La Métropole Lyonnaise, quant à elle, n’oblige pas pendant les six premiers mois à travailler sur un projet d’insertion et d’orientation. Par la suite, l’objectif est moins de trouver un emploi directement que de raccrocher le wagon, s’insérer de manière plus globale. Découle donc une population visée différente, comprenant notamment des jeunes à la rue ou en très grande précarité. Pour les toucher, la Métropole met en place notamment une stratégie du “aller vers”. Elle s’inscrit dans la logique d’un RSA jeune.
« Le contrat d’engagement proposé par l’Etat est utile mais pas pour tous les jeunes », estime Séverine Hemain. « Certains passent à travers les mailles du filet et ce sont eux que l’on veut récupérer et accompagner avec le RSJ ». Finalement, ce sont deux dispositifs, deux populations et deux objectifs différents.
Revenu jeune, du local au national ?
Alors, l’expérimentation de la Métropole de Lyon, qui se veut comme un filet de sécurité pour ces jeunes, peut-elle être une inspiration pour un dispositif national au profit des jeunes les plus éloignés du marché du travail ? Peut-elle conduire à réfléchir à un RSA jeune ?
Plusieurs candidats proposent l’établissement d’un revenu pour les jeunes. Le candidat écologiste Yannick Jadot propose un revenu de base de 740 euros pour tout le monde, et donc accessible dès 18 ans. Fabien Roussel, candidat communiste, souhaite lui l’ouverture du RSA aux moins de 25 ans.
Mais quelle est la méthode la plus efficace ? Un revenu inconditionnel qui découlerait, plus ou moins, de la philosophie du dispositif lyonnais ? Le renforcement du dispositif actuel ?
Politique active ou redistribution ?
Thérèse Rebière, maître de conférence au Cnam, économiste du travail, explique la différence entre ces deux approches, celle du transfert de revenu, et celle de l’employabilité :
« Le Revenu de solidarité Jeune vise à atténuer les effets de la précarité, mais ne résout pas le problème de l'employabilité, qui doit être traité par une politique active avec la prise en compte du volet adéquation offre-demande », explique l’économiste. « C'est en ce sens que des dispositifs avec ces mécanismes permettant de rapprocher ces publics de l’emploi sont plus efficaces qu'une mesure de redistribution pure ».

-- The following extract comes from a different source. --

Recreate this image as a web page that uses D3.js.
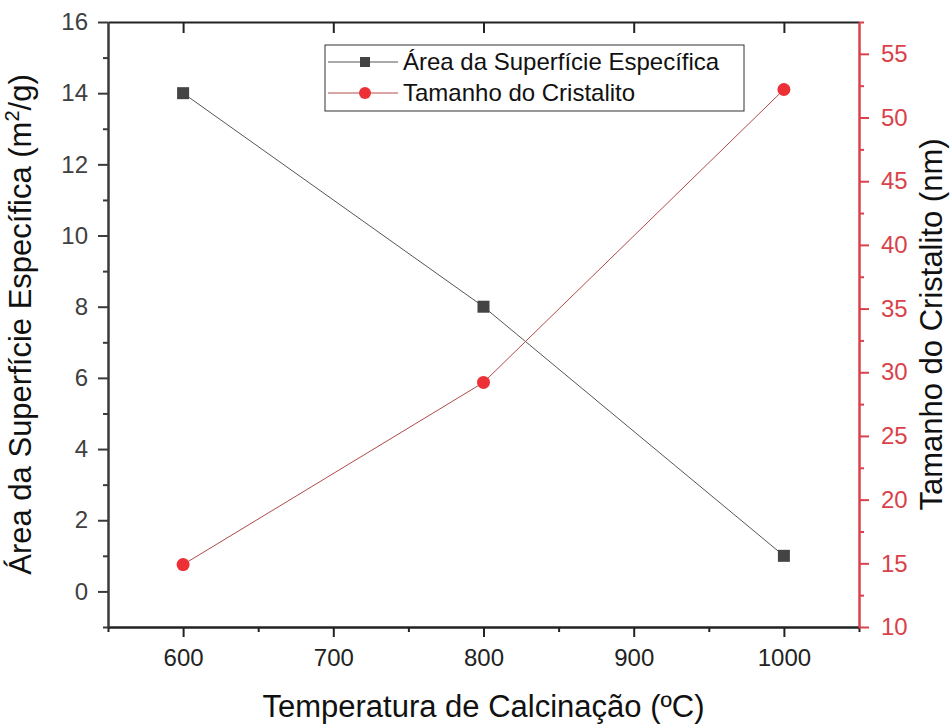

Alors un revenu pour la jeunesse, oui, mais adossé à un dispositif incitatif. Concernant le récent Contrat d’Engagement Jeune, allant dans ce sens, l’économiste se veut plutôt positive :
C'est un dispositif ciblé qui offre un revenu de substitution aux jeunes les plus éloignés de l'emploi sous réserve d'un engagement à s'investir dans son parcours d'insertion, sans quoi le contrat est rompu. Il y a donc bien une contrepartie d'engagement à ce contrat qui n'est donc pas un blanc-seing », détaille Thérèse Rebière.
Des approches réconciliables ?
Dans une note réalisée pour TerraNova, Tom Chevalier, chargé de recherche au CNRS, estime que l’ouverture d’un RSA jeune ne serait pas incompatible avec le renforcement du Contrat d’Engagement Jeune et donc une politique active. Mais pour ce faire, il estime que cette garantie doit devenir une vraie prestation légale d’assistance chômage :
Il faudrait ainsi que le Contrat d’Engagement Jeune (CEJ) ne soit pas limité dans le temps et qu’il ne soit pas contingenté, pour devenir un véritable droit social. Le RSA couvrirait alors les profils non couverts pour le CEJ, tandis que le CEJ couvrirait les jeunes en recherche d’emploi. L’absence de limite dans le temps permettrait de mieux prendre en compte les freins périphériques à l’emploi qui peuvent peser sur les jeunes ».
Alors RSA jeune ? Renforcement du Contrat d’engagement Jeune ? Les arguments sont posés, le débat est ouvert.